Anybody have a recommendation for a gunsmith that can grind and fit recoil pads and make it look factory? How hard is it get professional results yourself when fitting a recoil pad? I might also like to have some shotgun stock fitting done as well. I am in the Ogden area.


----------



## DallanC (Jan 13, 2009)

I am in the same boat. I need a grind to fit installed on my wifes 20GA, they dont make a pre fit pad for it. 

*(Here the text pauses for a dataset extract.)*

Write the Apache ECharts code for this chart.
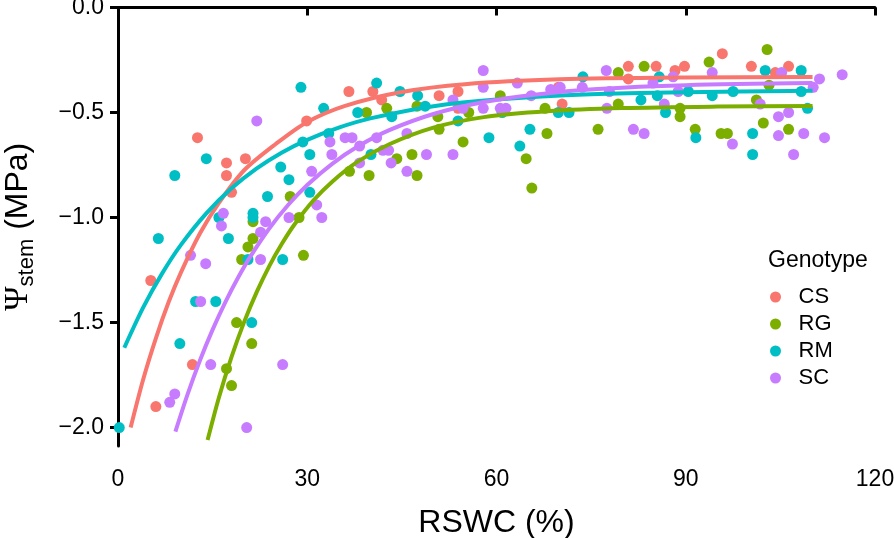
<!DOCTYPE html>
<html>
<head>
<meta charset="utf-8">
<script src="https://cdn.jsdelivr.net/npm/echarts@6/dist/echarts.min.js"></script>
<style>html,body{margin:0;padding:0;background:#fff}#c{width:894px;height:538px}</style>
</head>
<body>
<div id="c"></div>
<script>
// ---- data (RSWC %, Psi stem MPa) ----
const genotypes = ['CS', 'RG', 'RM', 'SC'];
const xTicks = [0, 30, 60, 90, 120];
const yTicks = [0, -0.5, -1.0, -1.5, -2.0];

const CS_points = [
  [29.9,-0.54],[12.6,-0.62],[17.2,-0.74],[20.2,-0.72],[17.2,-0.80],[18.0,-0.88],[5.2,-1.30],
  [11.8,-1.70],[6.0,-1.90],[36.6,-0.40],[40.4,-0.40],[41.8,-0.44],[50.9,-0.42],[53.9,-0.40],
  [53.9,-0.48],[69.8,-0.38],[70.4,-0.46],[80.9,-0.28],[85.3,-0.28],[88.3,-0.30],[89.8,-0.28],
  [95.8,-0.22],[100.4,-0.28],[106.3,-0.28],[104.2,-0.31],[80.9,-0.34]
];
const RG_points = [
  [27.3,-0.90],[21.4,-1.02],[28.7,-1.00],[21.4,-1.10],[20.6,-1.14],[19.6,-1.20],[29.4,-1.18],
  [18.8,-1.50],[21.2,-1.60],[17.2,-1.72],[18.0,-1.80],[39.4,-0.50],[42.6,-0.48],[47.4,-0.47],
  [60.6,-0.42],[55.6,-0.50],[67.7,-0.48],[50.7,-0.52],[50.9,-0.58],[54.7,-0.64],[68.0,-0.60],
  [46.6,-0.70],[44.2,-0.72],[36.7,-0.78],[39.8,-0.80],[47.4,-0.80],[64.7,-0.72],[65.6,-0.86],
  [102.9,-0.20],[83.4,-0.28],[93.7,-0.26],[79.3,-0.31],[103.2,-0.37],[101.2,-0.44],[79.3,-0.46],
  [89.1,-0.48],[89.1,-0.52],[102.3,-0.55],[76.1,-0.58],[91.5,-0.58],[95.6,-0.60],[96.6,-0.60],
  [106.3,-0.58]
];
const RM_points = [
  [29.0,-0.38],[32.6,-0.48],[29.3,-0.64],[14.0,-0.72],[30.4,-0.70],[9.0,-0.80],[25.8,-0.76],
  [27.1,-0.82],[23.7,-0.90],[30.4,-0.88],[16.0,-1.00],[21.4,-0.98],[21.4,-1.00],[6.4,-1.10],
  [17.5,-1.10],[20.6,-1.20],[26.1,-1.20],[12.3,-1.40],[15.5,-1.40],[21.2,-1.50],[9.8,-1.60],
  [0.2,-2.00],[41.0,-0.36],[44.7,-0.40],[47.5,-0.42],[38.0,-0.50],[43.4,-0.52],[48.7,-0.47],
  [60.9,-0.50],[69.8,-0.50],[53.9,-0.54],[33.4,-0.60],[40.1,-0.70],[58.8,-0.62],[65.3,-0.58],
  [63.7,-0.66],[102.6,-0.30],[108.3,-0.30],[73.7,-0.33],[85.8,-0.33],[90.4,-0.40],[82.9,-0.44],
  [85.5,-0.42],[94.2,-0.42],[97.5,-0.40],[108.3,-0.40],[109.3,-0.48],[86.8,-0.50],[71.5,-0.50],
  [91.6,-0.62],[100.6,-0.60],[100.6,-0.70]
];
const SC_points = [
  [22.0,-0.54],[30.7,-0.78],[33.6,-0.64],[33.9,-0.70],[16.7,-0.98],[16.4,-1.04],[23.4,-1.02],
  [27.1,-1.00],[31.5,-0.94],[32.3,-1.00],[22.6,-1.07],[11.5,-1.18],[13.9,-1.22],[22.6,-1.20],
  [13.1,-1.40],[14.7,-1.70],[26.1,-1.70],[9.0,-1.84],[8.2,-1.88],[20.4,-2.00],[57.9,-0.30],
  [53.1,-0.44],[57.9,-0.38],[63.3,-0.36],[65.5,-0.42],[68.6,-0.39],[54.7,-0.48],[57.9,-0.48],
  [60.6,-0.48],[61.5,-0.48],[45.8,-0.60],[36.0,-0.62],[37.1,-0.62],[38.3,-0.66],[41.0,-0.62],
  [42.0,-0.68],[42.9,-0.68],[48.9,-0.70],[53.1,-0.70],[38.3,-0.74],[43.3,-0.74],[45.8,-0.78],
  [77.4,-0.30],[94.2,-0.31],[105.2,-0.31],[111.2,-0.34],[114.8,-0.32],[88.0,-0.33],[70.1,-0.38],
  [73.6,-0.38],[84.8,-0.36],[88.8,-0.40],[77.9,-0.40],[110.2,-0.38],[101.8,-0.46],[77.5,-0.48],
  [86.6,-0.46],[104.7,-0.52],[106.3,-0.50],[81.7,-0.58],[83.4,-0.60],[97.4,-0.65],[104.7,-0.61],
  [108.7,-0.60],[112.0,-0.62],[107.1,-0.70]
];

// fitted curves
const CS_fit = [
  [2.0,-2.00],[4.0,-1.77],[6.0,-1.575],[8.0,-1.405],[10.0,-1.26],[13.0,-1.075],[16.0,-0.93],
  [20.0,-0.775],[25.0,-0.65],[30.0,-0.545],[36.0,-0.468],[45.0,-0.402],[55.0,-0.365],
  [70.0,-0.342],[90.0,-0.333],[110.1,-0.331]
];
const RG_fit = [
  [14.2,-2.06],[16.0,-1.857],[18.0,-1.664],[20.0,-1.497],[22.0,-1.354],[24.0,-1.23],[26.0,-1.124],
  [28.0,-1.032],[31.0,-0.918],[34.0,-0.828],[38.0,-0.734],[43.0,-0.651],[50.0,-0.572],
  [58.0,-0.522],[68.0,-0.494],[80.0,-0.479],[95.0,-0.472],[110.1,-0.469]
];
const RM_fit = [
  [1.0,-1.62],[4.0,-1.428],[7.0,-1.266],[10.0,-1.129],[14.0,-0.98],[18.0,-0.861],[22.0,-0.766],
  [26.0,-0.69],[30.0,-0.63],[35.0,-0.572],[40.0,-0.528],[50.0,-0.47],[60.0,-0.438],
  [75.0,-0.413],[90.0,-0.403],[110.1,-0.397]
];
const SC_fit = [
  [9.1,-2.02],[11.0,-1.845],[13.0,-1.68],[15.0,-1.534],[17.0,-1.404],[19.0,-1.288],[21.0,-1.185],
  [24.0,-1.051],[27.0,-0.939],[30.0,-0.845],[34.0,-0.743],[38.0,-0.662],[43.0,-0.584],
  [50.0,-0.507],[58.0,-0.45],[66.0,-0.415],[76.0,-0.388],[90.0,-0.37],[110.1,-0.36]
];

const colors = ['#F8766D', '#7CAE00', '#00BFC4', '#C77CFF'];
const pointSets = [CS_points, RG_points, RM_points, SC_points];
const fitSets = [CS_fit, RG_fit, RM_fit, SC_fit];

const chart = echarts.init(document.getElementById('c'), null, {renderer: 'canvas'});
const FONT = 'Liberation Sans, Arial, Helvetica, sans-serif';
const fmt = v => (v === 0 ? '0.0' : v.toFixed(1).replace('-', '\u2212'));

const series = [];
genotypes.forEach((g, i) => {
  series.push({
    name: g, type: 'scatter', data: pointSets[i], symbol: 'circle', symbolSize: 11,
    itemStyle: {color: colors[i], opacity: 1}, clip: true, z: 2
  });
});
genotypes.forEach((g, i) => {
  series.push({
    name: g + ' fit', type: 'line', data: fitSets[i], smooth: 0.3, showSymbol: false,
    lineStyle: {color: colors[i], width: 4}, itemStyle: {color: colors[i]}, z: 3, silent: true
  });
});

chart.setOption({
  animation: false,
  backgroundColor: '#fff',
  textStyle: {fontFamily: FONT},
  grid: {left: 118, right: 19, top: 7.5, bottom: 92, containLabel: false, outerBoundsMode: 'none'},
  title: {
    text: 'Genotype', left: 763, top: 244,
    textStyle: {fontFamily: FONT, fontSize: 23, fontWeight: 'normal', color: '#000'}
  },
  legend: {
    data: genotypes, orient: 'vertical', left: 765, top: 281,
    icon: 'circle', itemWidth: 36, itemHeight: 11, itemGap: 5, symbolKeepAspect: true,
    textStyle: {fontFamily: FONT, fontSize: 22, color: '#000', lineHeight: 22},
    selectedMode: false
  },
  xAxis: {
    type: 'value', min: 0, max: 120, interval: 30,
    name: 'RSWC (%)', nameLocation: 'middle', nameGap: 61,
    nameTextStyle: {fontFamily: FONT, fontSize: 32, color: '#000'},
    axisLine: {show: true, lineStyle: {color: '#000', width: 3}},
    axisTick: {show: true, length: 8, lineStyle: {color: '#000', width: 3}},
    axisLabel: {fontFamily: FONT, fontSize: 23, color: '#000', margin: 22,
      customValues: xTicks, formatter: v => String(v)},
    splitLine: {show: false}
  },
  yAxis: {
    type: 'value', min: -2.088, max: 0,
    name: '{psi|\u03A8}{sub|stem}{n| (MPa)}', nameLocation: 'middle', nameGap: 80, nameRotate: 90,
    nameTextStyle: {
      color: '#000',
      rich: {
        psi: {fontFamily: 'Liberation Serif, Times New Roman, serif', fontSize: 33, color: '#000', lineHeight: 40, verticalAlign: 'middle'},
        sub: {fontFamily: FONT, fontSize: 22, color: '#000', lineHeight: 40, verticalAlign: 'bottom'},
        n: {fontFamily: FONT, fontSize: 32, color: '#000', lineHeight: 40, verticalAlign: 'middle'}
      }
    },
    axisLine: {show: true, onZero: false, lineStyle: {color: '#000', width: 3}},
    axisTick: {show: true, length: 8, lineStyle: {color: '#000', width: 3}, customValues: yTicks},
    axisLabel: {fontFamily: FONT, fontSize: 23, color: '#000', margin: 14,
      customValues: yTicks, formatter: fmt},
    splitLine: {show: false}
  },
  series: series
});
</script>
</body>
</html>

I looked up youtube videos on how to do it yourself and if you have a stationary belt sander with various grit belts you could do it yourself... but if not better let a pro do it. I'm in the UT/SLC county area though.


-DallanC


----------



## Huge29 (Sep 17, 2007)

Here is a gunsmith that a guy at the SW counter recommended; he said this place is great. http://nightowlsgunsmithing.tripod.com/


----------



## BigMac (Feb 12, 2012)

There is a guy up in Cache Valley that has done several shotguns for me. He is not a gun smith but dose some stock work & is great at fitting shot guns. He helps out our schoolastic clays shooting program. His name is Gary Lewis. I would think he would help anyone out if they asked. What a guy.


----------



## .45 (Sep 21, 2007)

Huge29 said:


> Here is a gunsmith that a guy at the SW counter recommended; he said this place is great. http://nightowlsgunsmithing.tripod.com/


I've gone through Night Owl on several repair/modifications, etc. He does good work, has it done when he says and his price is reasonable. I like the guy.


----------



## Cooky (Apr 25, 2011)

I bought a recoil pad grinding fixture a number of years ago for about $40. It makes you into an instant expert. Like Dallan says you do need an upright belt sander or horizontal disk sander. I free handed them for years with good results, the jig gets the angles perfect every time.

[attachment=0:3fsl8iax]Miles Gilbert Jig.jpg[/attachment:3fsl8iax]


----------